Targeting higher-hanging fruit
Complacency is a risk, warned the subsequent panel which discussed “Distributing ESG and impact investment solutions: do old recipes still work?” According to Stéphane Corsaletti Chief Investment Officer of distribution platform Allfunds: “recent growth of ESG products has been mostly from a supply effect whereby distributors put these products on their shelves, and this creates demand.”
“The next step is distributors taking ownership of assessing the ESG nature of the product that they're selling,” he added. For example, Allfunds make ESG data from a range of sources available to clients to enable them to conduct their own research.
The asset manager's role
“We are an asset owner, and the challenge and necessity is to conduct due diligence to ensure good quality guardianship and stewardship,” said Micaela Forelli managing director, Europe of the asset manager M&G Investments. “So it's a matter of not only covering the basics, but also looking into adding value and explaining more,” she added.
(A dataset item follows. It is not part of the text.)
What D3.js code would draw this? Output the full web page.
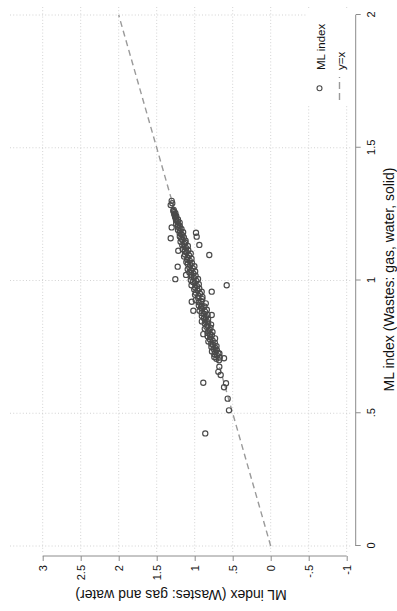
<!DOCTYPE html>
<html><head><meta charset="utf-8">
<script src="https://cdn.jsdelivr.net/npm/d3@7"></script>
<style>html,body{margin:0;padding:0;background:#fff;}svg{display:block;}</style>
</head><body>
<script>
// Data: x = ML index (Wastes: gas, water, solid), y = ML index (Wastes: gas and water)
const mlGasWaterSolid = [
0.700,0.705,0.710,0.712,0.718,0.722,0.725,0.730,0.733,0.738,0.742,0.745,0.750,0.753,0.758,0.762,0.765,0.770,0.773,0.778,
0.782,0.786,0.790,0.794,0.798,0.802,0.806,0.810,0.814,0.818,0.822,0.826,0.830,0.834,0.838,0.842,0.846,0.850,0.854,0.858,
0.862,0.866,0.870,0.874,0.878,0.882,0.886,0.890,0.894,0.898,0.902,0.906,0.910,0.914,0.918,0.922,0.926,0.930,0.934,0.938,
0.942,0.946,0.950,0.954,0.958,0.962,0.966,0.970,0.974,0.978,0.982,0.986,0.990,0.994,0.998,1.002,1.006,1.010,1.014,1.018,
1.022,1.026,1.030,1.034,1.038,1.042,1.046,1.050,1.054,1.058,1.062,1.066,1.070,1.074,1.078,1.082,1.086,1.090,1.094,1.098,
1.102,1.106,1.110,1.114,1.118,1.122,1.126,1.130,1.134,1.138,1.142,1.146,1.150,1.154,1.158,1.162,1.166,1.170,1.174,1.178,
1.182,1.186,1.190,1.194,1.198,1.202,1.206,1.210,1.214,1.218,1.222,1.226,1.230,1.234,1.238,1.242,1.246,1.250,1.254,1.258,
1.262,1.266,
1.300,1.291,1.284,1.159,1.200,1.180,1.165,1.134,1.096,1.112,1.052,1.005,1.021,0.982,0.958,0.920,0.886,0.870,0.798,0.726,
0.707,0.675,0.656,0.644,0.615,0.613,0.598,0.555,0.511,0.424
];
const mlGasWater = [
0.680,0.715,0.670,0.742,0.708,0.742,0.675,0.730,0.773,0.708,0.752,0.725,0.780,0.713,0.758,0.782,0.735,0.820,0.763,0.798,
0.732,0.796,0.830,0.774,0.798,0.832,0.766,0.820,0.804,0.868,0.792,0.846,0.830,0.784,0.868,0.822,0.906,0.860,0.824,0.878,
0.852,0.906,0.830,0.874,0.908,0.862,0.936,0.840,0.904,0.918,0.872,0.946,0.910,0.854,0.948,0.912,0.986,0.900,0.954,0.898,
0.952,0.996,0.930,0.984,0.908,0.962,1.006,0.940,0.994,0.968,1.042,0.946,1.000,1.024,0.978,1.052,0.956,1.010,1.044,0.988,
1.042,1.016,1.070,0.994,1.048,1.092,1.026,1.070,1.004,1.058,1.092,1.036,1.110,1.064,1.098,1.042,1.096,1.140,1.074,1.128,
1.052,1.106,1.130,1.084,1.158,1.112,1.136,1.090,1.164,1.138,1.122,1.186,1.120,1.164,1.178,1.142,1.196,1.160,1.174,1.198,
1.152,1.196,1.220,1.174,1.198,1.222,1.196,1.220,1.244,1.198,1.222,1.246,1.220,1.244,1.258,1.242,1.256,1.270,1.254,1.268,
1.282,1.276,
1.303,1.295,1.316,1.316,1.303,0.983,0.974,0.939,0.808,1.216,1.224,1.255,1.114,0.579,0.776,1.039,1.018,0.776,0.887,0.689,
0.614,0.676,0.689,0.658,0.887,0.588,0.614,0.566,0.549,0.861
];
const xTicks = [0, 0.5, 1, 1.5, 2];
const xTickLabels = ["0", ".5", "1", "1.5", "2"];
const yTicks = [-1, -0.5, 0, 0.5, 1, 1.5, 2, 2.5, 3];
const yTickLabels = ["-1", "-.5", "0", ".5", "1", "1.5", "2", "2.5", "3"];
const refLine = [0, 2];
const xTitle = "ML index (Wastes: gas, water, solid)";
const yTitle = "ML index (Wastes: gas and water)";
const legendLabels = ["ML index", "y=x"];

const W = 397, H = 611;
const font = "'Liberation Sans', Arial, Helvetica, sans-serif";
const svg = d3.select("body").append("svg").attr("width", W).attr("height", H);
// Chart is drawn in its own landscape frame (611 x 397) and rotated 90deg counter-clockwise.
const g = svg.append("g").attr("transform", `translate(0,${H}) rotate(-90)`);

const x = d3.scaleLinear().domain([0, 2]).range([65, 596]);
const y = d3.scaleLinear().domain([-1, 3]).range([346.7, 42.7]);
const plot = {x0: 59, x1: 604, y0: 10, y1: 352};

// gridlines
const gridStyle = s => s.attr("stroke", "#c8c8c8").attr("stroke-width", 0.8).attr("stroke-dasharray", "1,2.2").attr("fill", "none");
g.append("g").selectAll("line").data(xTicks).join("line")
  .attr("x1", d => x(d)).attr("x2", d => x(d)).attr("y1", plot.y0).attr("y2", plot.y1).call(gridStyle);
g.append("g").selectAll("line").data(yTicks).join("line")
  .attr("y1", d => y(d)).attr("y2", d => y(d)).attr("x1", plot.x0).attr("x2", plot.x1).call(gridStyle);

// y = x reference line
g.append("line")
  .attr("x1", x(refLine[0])).attr("y1", y(refLine[0]))
  .attr("x2", x(refLine[1])).attr("y2", y(refLine[1]))
  .attr("stroke", "#9a9a9a").attr("stroke-width", 1.4).attr("stroke-dasharray", "6,4");

// points
const pts = mlGasWaterSolid.map((d, i) => [d, mlGasWater[i]]);
g.append("g").selectAll("circle").data(pts).join("circle")
  .attr("cx", d => x(d[0])).attr("cy", d => y(d[1])).attr("r", 2.6)
  .attr("fill", "none").attr("stroke", "#4a4a4a").attr("stroke-width", 1.15);

// x axis (bottom in landscape frame)
const xAxis = d3.axisBottom(x).tickValues(xTicks).tickFormat((d, i) => xTickLabels[i]).tickSize(5).tickPadding(7);
const xa = g.append("g").attr("transform", "translate(0,355.7)").call(xAxis);
// y axis (left)
const yAxis = d3.axisLeft(y).tickValues(yTicks).tickFormat((d, i) => yTickLabels[i]).tickSize(5).tickPadding(4);
const ya = g.append("g").attr("transform", "translate(55,0)").call(yAxis);
[xa, ya].forEach(a => {
  a.select(".domain").attr("stroke", "#8c8c8c").attr("stroke-width", 1);
  a.selectAll(".tick line").attr("stroke", "#8c8c8c").attr("stroke-width", 1);
  a.selectAll("text").attr("font-family", font).attr("font-size", 11).attr("fill", "#111");
});
xa.select(".domain").attr("d", `M${x(0)},0H${x(2)}`);
ya.select(".domain").attr("d", `M0,${y(-1)}V${y(3)}`);
xa.selectAll(".tick text").attr("dy", "0.71em");

// titles
g.append("text").attr("x", (plot.x0 + plot.x1) / 2).attr("y", 393.5).attr("text-anchor", "middle")
  .attr("font-family", font).attr("font-size", 14).attr("fill", "#111").text(xTitle);
g.append("text").attr("transform", `translate(21,${(plot.y0 + plot.y1) / 2}) rotate(-90)`).attr("text-anchor", "middle")
  .attr("font-family", font).attr("font-size", 14).attr("fill", "#111").text(yTitle);

// legend
const lg = g.append("g");
lg.append("rect").attr("x", 505).attr("y", 306).attr("width", 96).attr("height", 45).attr("fill", "#fff");
lg.append("circle").attr("cx", 522.7).attr("cy", 319.5).attr("r", 2.5)
  .attr("fill", "none").attr("stroke", "#4a4a4a").attr("stroke-width", 1.1);
lg.append("line").attr("x1", 511).attr("x2", 534).attr("y1", 339.5).attr("y2", 339.5)
  .attr("stroke", "#9a9a9a").attr("stroke-width", 1.4).attr("stroke-dasharray", "7,4");
lg.selectAll("text").data(legendLabels).join("text")
  .attr("x", 541).attr("y", (d, i) => i === 0 ? 320.5 : 340.5).attr("dominant-baseline", "central")
  .attr("font-family", font).attr("font-size", 11.5).attr("fill", "#111").text(d => d);
</script>
</body></html>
Here she sees a role for digital tools to report in a more precise and frequent manner about investments, augmented with data analytics.
Three market trends
Three trends are emerging in this space, said Campbell Fleming, chairman and director of impact investment platform The Big Exchange: asset managers will start to work more closely with legacy and challenger banks; trusted brand entrants (including the likes of retailers) are entering the market; and tokenisation of funds would increase access. “These trends are in the process of turning savers into investors,” he said.